## What to work on
Copy exactly the lines from the one containing "Clone this chart in Apache ECharts." through the one containing "function barX(api, i, off)", both included, and leave out any pictures.

## Excerpted data

* Begin *

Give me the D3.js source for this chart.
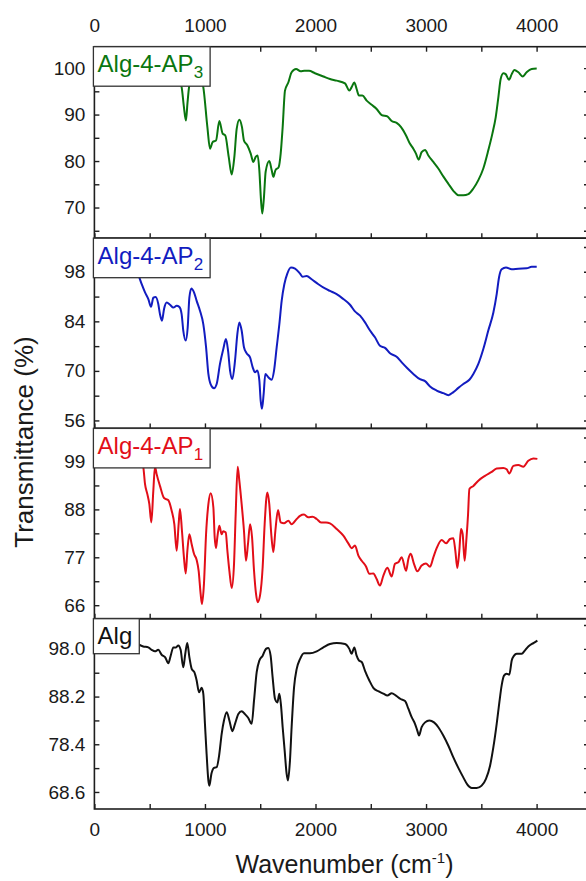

* End *
* Begin *

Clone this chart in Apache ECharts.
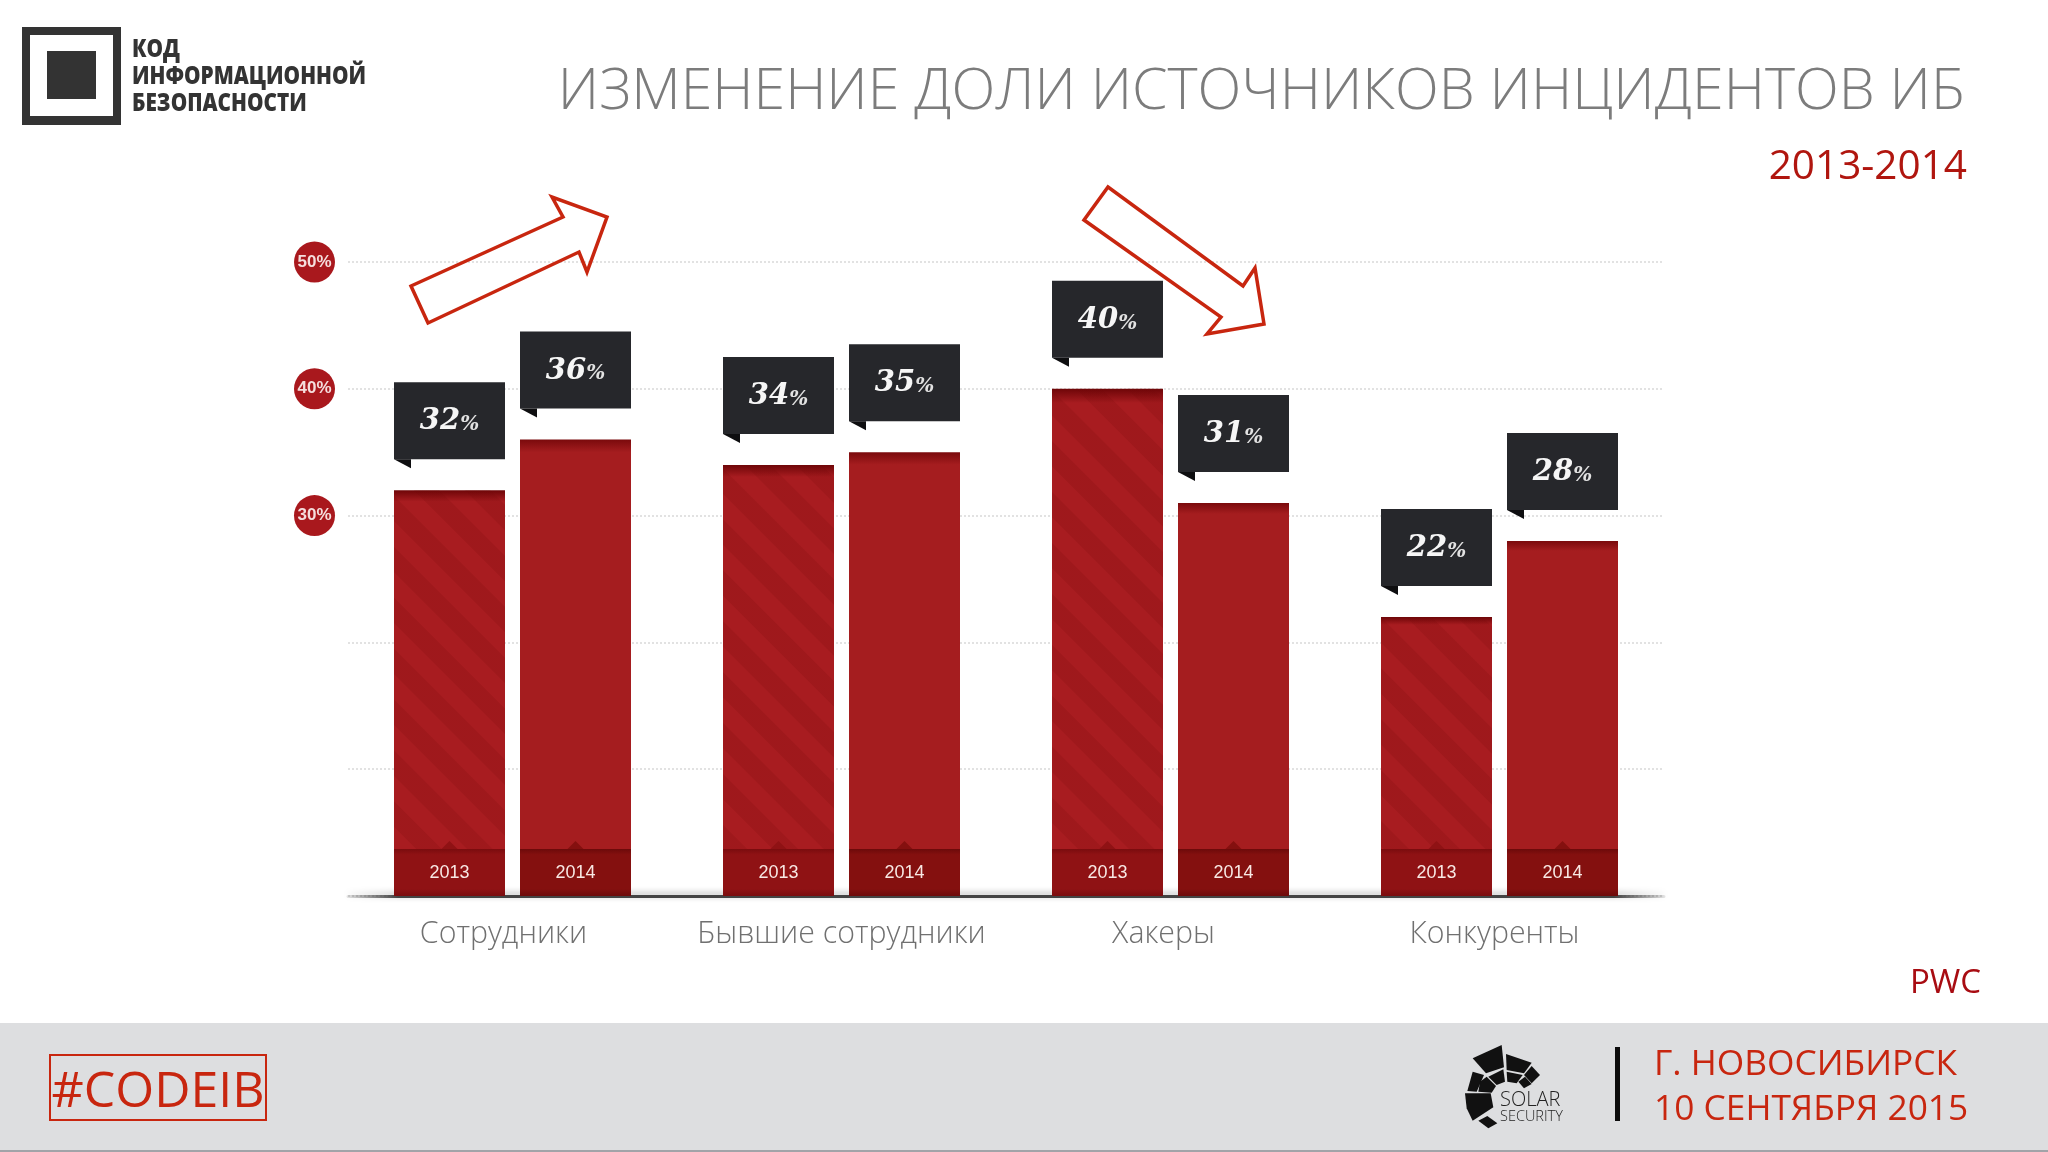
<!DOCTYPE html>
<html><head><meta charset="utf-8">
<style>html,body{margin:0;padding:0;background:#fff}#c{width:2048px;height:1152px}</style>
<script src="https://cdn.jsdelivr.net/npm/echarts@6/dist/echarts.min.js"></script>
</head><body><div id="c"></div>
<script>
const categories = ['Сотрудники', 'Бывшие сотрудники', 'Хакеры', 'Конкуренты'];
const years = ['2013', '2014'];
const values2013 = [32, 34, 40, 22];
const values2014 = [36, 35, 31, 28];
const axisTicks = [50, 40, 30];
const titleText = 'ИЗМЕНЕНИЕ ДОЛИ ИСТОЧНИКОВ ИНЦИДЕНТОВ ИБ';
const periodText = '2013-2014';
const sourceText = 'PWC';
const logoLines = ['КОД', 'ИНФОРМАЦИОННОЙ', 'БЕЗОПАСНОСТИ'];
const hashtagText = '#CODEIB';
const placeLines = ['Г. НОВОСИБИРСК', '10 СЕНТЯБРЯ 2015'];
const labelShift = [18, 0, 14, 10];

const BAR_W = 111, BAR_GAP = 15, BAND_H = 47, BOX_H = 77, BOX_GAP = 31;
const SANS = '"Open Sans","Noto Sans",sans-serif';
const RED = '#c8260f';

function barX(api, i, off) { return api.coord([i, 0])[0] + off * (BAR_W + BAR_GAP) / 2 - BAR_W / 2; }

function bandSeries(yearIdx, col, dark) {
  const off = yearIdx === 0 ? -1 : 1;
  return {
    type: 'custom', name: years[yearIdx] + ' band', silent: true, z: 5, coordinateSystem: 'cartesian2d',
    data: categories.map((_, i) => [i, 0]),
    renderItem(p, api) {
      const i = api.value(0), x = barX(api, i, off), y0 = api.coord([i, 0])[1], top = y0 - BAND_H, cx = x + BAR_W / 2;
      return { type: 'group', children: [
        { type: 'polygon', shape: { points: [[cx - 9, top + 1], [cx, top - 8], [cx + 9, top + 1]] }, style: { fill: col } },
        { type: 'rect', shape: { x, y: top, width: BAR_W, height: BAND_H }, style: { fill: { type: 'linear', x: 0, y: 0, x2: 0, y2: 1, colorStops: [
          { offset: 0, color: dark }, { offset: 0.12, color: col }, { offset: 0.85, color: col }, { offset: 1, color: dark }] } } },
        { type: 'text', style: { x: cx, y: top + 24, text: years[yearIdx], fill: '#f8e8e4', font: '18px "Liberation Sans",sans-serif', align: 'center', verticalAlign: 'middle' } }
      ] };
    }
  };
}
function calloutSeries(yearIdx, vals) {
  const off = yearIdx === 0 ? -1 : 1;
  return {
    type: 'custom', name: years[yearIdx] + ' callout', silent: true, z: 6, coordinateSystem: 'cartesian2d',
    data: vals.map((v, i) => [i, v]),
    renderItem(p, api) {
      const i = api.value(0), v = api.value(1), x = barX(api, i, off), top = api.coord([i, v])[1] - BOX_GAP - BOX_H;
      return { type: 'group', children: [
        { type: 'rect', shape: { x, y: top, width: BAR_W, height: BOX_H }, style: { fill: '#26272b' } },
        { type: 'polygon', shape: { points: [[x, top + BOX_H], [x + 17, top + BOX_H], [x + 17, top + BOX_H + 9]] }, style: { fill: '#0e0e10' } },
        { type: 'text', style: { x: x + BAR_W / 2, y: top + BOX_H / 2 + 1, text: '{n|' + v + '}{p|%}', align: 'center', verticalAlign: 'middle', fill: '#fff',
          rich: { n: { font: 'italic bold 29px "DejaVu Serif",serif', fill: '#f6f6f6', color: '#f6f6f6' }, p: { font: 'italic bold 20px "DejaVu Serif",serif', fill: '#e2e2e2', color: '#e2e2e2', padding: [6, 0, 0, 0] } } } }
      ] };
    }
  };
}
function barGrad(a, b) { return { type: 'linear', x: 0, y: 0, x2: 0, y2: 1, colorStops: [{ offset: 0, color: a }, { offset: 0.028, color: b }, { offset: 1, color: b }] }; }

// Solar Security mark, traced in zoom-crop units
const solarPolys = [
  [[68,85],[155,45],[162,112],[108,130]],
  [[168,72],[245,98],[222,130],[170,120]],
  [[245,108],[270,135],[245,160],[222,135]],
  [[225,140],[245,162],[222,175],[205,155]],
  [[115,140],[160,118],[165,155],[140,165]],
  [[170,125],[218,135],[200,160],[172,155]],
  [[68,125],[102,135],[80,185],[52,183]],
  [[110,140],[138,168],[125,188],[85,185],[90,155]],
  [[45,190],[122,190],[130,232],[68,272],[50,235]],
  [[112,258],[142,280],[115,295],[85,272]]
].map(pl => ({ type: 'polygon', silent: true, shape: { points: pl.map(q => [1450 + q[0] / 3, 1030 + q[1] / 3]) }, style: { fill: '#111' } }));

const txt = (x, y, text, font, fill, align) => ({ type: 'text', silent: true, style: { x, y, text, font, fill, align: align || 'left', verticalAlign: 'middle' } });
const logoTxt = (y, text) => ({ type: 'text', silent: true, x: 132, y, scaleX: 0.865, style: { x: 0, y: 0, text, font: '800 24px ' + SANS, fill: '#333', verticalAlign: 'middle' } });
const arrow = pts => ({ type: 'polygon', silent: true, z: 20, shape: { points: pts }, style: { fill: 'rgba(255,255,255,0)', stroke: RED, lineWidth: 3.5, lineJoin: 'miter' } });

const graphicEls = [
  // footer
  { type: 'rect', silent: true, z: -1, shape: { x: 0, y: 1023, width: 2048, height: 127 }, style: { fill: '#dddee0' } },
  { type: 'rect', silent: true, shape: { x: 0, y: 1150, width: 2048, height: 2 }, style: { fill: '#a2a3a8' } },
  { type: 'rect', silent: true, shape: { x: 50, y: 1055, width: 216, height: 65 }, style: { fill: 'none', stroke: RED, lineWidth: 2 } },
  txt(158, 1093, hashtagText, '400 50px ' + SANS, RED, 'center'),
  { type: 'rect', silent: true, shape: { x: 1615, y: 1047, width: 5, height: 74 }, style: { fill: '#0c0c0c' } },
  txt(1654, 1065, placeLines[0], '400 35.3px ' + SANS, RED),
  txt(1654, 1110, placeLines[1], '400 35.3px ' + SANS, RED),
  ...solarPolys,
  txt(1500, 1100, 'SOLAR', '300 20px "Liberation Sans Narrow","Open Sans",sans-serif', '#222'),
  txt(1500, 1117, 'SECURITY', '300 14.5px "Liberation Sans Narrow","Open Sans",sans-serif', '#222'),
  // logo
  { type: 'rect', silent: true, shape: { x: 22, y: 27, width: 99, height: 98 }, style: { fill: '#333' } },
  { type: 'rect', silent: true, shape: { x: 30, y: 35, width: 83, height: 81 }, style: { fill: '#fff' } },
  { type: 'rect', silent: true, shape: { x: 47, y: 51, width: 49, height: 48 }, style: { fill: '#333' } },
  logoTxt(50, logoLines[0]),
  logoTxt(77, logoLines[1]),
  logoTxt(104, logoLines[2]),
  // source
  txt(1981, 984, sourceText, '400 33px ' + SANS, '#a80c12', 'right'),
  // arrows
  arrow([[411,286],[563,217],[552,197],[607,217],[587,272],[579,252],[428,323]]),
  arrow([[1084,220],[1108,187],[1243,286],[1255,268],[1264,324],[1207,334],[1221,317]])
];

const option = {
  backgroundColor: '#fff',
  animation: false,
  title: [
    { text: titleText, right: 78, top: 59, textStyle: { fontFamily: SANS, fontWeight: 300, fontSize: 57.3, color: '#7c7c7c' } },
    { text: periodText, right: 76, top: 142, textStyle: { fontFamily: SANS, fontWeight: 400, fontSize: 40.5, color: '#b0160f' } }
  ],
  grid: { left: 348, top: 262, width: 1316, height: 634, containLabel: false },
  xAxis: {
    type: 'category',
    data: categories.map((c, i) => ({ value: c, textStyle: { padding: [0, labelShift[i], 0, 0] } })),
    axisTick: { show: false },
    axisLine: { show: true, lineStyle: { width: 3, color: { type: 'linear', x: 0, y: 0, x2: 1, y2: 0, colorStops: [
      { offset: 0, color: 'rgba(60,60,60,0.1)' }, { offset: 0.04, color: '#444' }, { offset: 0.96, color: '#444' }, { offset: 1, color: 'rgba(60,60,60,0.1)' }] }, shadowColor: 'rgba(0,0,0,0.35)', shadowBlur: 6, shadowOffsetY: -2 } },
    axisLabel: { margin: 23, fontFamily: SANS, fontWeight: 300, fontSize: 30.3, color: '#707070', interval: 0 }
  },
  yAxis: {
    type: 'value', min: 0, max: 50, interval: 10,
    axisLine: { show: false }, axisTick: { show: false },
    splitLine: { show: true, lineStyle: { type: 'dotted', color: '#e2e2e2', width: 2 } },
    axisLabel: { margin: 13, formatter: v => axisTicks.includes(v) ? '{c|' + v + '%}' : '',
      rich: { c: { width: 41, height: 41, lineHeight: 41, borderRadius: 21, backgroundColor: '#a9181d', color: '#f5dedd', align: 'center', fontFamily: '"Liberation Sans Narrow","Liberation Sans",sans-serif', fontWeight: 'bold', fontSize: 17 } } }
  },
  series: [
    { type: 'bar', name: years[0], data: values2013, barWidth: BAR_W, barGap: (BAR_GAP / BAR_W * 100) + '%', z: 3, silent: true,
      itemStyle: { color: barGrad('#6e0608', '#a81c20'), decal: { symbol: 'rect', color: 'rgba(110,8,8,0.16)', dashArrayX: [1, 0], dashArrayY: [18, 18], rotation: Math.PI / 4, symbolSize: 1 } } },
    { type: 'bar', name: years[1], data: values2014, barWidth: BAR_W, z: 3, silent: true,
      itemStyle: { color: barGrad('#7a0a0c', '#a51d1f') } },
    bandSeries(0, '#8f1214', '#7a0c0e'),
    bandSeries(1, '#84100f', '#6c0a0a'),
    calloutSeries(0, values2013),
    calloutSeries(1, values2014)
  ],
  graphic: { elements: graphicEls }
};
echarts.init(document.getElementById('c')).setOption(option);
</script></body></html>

* End *
* Begin *

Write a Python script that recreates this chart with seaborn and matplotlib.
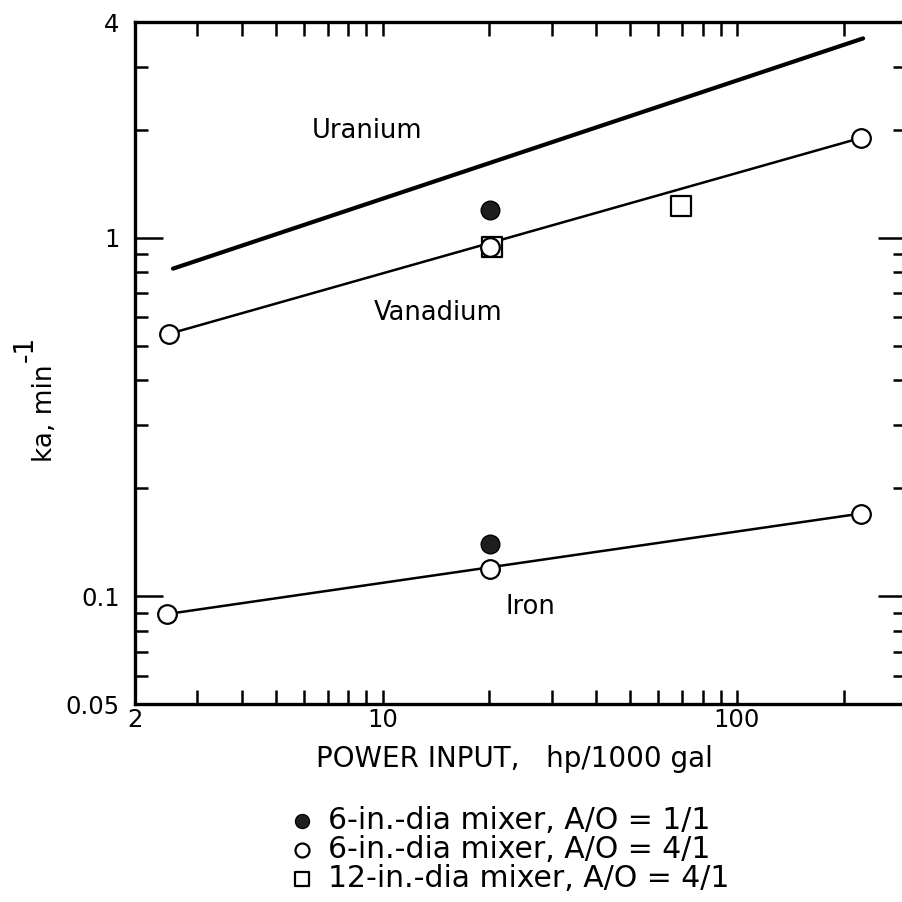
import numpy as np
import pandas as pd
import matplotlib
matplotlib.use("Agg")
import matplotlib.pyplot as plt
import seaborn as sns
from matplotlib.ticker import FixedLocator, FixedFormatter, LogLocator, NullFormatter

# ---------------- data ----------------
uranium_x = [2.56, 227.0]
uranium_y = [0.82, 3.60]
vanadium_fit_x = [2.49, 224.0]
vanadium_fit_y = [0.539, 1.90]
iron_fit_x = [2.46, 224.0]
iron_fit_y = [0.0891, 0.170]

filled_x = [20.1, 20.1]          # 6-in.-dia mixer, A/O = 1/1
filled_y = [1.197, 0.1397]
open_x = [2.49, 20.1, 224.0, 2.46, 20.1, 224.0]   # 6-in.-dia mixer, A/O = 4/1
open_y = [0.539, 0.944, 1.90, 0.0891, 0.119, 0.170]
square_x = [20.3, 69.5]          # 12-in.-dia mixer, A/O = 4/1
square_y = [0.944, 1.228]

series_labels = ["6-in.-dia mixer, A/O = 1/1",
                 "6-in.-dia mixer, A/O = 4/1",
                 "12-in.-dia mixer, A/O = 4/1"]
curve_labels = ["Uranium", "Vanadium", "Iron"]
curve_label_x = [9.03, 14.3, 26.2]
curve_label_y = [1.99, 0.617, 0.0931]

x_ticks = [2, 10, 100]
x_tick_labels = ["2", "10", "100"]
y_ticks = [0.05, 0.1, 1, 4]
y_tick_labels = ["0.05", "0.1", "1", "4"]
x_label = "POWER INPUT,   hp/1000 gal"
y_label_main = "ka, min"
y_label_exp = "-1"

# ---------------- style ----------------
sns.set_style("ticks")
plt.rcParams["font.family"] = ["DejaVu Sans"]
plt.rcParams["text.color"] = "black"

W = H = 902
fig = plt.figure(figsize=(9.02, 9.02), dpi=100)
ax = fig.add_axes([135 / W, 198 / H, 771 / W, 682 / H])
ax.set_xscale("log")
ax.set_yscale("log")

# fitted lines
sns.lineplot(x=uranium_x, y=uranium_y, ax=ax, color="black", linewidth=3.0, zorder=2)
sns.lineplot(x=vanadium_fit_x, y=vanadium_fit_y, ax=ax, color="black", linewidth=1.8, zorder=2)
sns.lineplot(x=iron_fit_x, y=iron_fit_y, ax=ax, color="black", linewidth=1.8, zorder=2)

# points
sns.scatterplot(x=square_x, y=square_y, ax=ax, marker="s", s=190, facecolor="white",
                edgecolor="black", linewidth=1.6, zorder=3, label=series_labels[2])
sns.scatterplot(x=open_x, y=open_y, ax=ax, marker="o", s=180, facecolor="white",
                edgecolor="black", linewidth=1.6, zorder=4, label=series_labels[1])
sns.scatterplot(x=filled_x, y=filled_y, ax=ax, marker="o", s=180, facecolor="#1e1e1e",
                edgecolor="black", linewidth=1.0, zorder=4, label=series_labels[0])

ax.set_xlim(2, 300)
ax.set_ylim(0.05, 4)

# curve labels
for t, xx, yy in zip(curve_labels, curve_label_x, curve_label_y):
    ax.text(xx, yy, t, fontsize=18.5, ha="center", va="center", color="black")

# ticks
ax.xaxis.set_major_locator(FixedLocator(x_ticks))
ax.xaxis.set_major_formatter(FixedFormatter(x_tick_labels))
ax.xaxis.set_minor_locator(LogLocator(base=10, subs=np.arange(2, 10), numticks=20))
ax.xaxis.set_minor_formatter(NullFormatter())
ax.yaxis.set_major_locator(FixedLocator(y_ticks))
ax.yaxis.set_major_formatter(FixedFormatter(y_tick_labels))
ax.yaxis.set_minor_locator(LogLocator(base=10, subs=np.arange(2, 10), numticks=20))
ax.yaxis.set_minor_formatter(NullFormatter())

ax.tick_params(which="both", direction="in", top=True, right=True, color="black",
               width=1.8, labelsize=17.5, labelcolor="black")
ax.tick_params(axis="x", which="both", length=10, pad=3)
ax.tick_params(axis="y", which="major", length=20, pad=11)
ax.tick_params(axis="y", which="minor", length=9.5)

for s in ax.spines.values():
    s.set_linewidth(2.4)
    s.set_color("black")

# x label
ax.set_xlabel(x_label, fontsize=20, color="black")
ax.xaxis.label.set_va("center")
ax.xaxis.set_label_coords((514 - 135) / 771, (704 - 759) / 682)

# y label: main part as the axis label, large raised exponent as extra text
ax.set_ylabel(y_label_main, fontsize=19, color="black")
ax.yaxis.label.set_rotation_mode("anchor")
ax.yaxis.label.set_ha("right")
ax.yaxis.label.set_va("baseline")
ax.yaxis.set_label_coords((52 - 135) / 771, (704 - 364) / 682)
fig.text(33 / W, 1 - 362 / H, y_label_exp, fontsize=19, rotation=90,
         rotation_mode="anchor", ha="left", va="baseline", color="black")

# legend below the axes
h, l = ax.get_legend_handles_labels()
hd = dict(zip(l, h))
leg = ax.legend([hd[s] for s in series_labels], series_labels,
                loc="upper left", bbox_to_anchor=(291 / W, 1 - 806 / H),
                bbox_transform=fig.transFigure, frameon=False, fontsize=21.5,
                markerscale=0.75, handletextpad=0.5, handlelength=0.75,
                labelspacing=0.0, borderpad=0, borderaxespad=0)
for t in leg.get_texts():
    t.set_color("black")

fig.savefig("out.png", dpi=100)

* End *

## Output for this exercise
Clone this chart in Apache ECharts.
<!DOCTYPE html>
<html><head><meta charset="utf-8">
<style>html,body{margin:0;padding:0;background:#fff}#c{width:2048px;height:1152px}</style>
<script src="https://cdn.jsdelivr.net/npm/echarts@6/dist/echarts.min.js"></script>
</head><body><div id="c"></div>
<script>
const categories = ['Сотрудники', 'Бывшие сотрудники', 'Хакеры', 'Конкуренты'];
const years = ['2013', '2014'];
const values2013 = [32, 34, 40, 22];
const values2014 = [36, 35, 31, 28];
const axisTicks = [50, 40, 30];
const titleText = 'ИЗМЕНЕНИЕ ДОЛИ ИСТОЧНИКОВ ИНЦИДЕНТОВ ИБ';
const periodText = '2013-2014';
const sourceText = 'PWC';
const logoLines = ['КОД', 'ИНФОРМАЦИОННОЙ', 'БЕЗОПАСНОСТИ'];
const hashtagText = '#CODEIB';
const placeLines = ['Г. НОВОСИБИРСК', '10 СЕНТЯБРЯ 2015'];
const labelShift = [18, 0, 14, 10];

const BAR_W = 111, BAR_GAP = 15, BAND_H = 47, BOX_H = 77, BOX_GAP = 31;
const SANS = '"Open Sans","Noto Sans",sans-serif';
const RED = '#c8260f';

function barX(api, i, off) { return api.coord([i, 0])[0] + off * (BAR_W + BAR_GAP) / 2 - BAR_W / 2; }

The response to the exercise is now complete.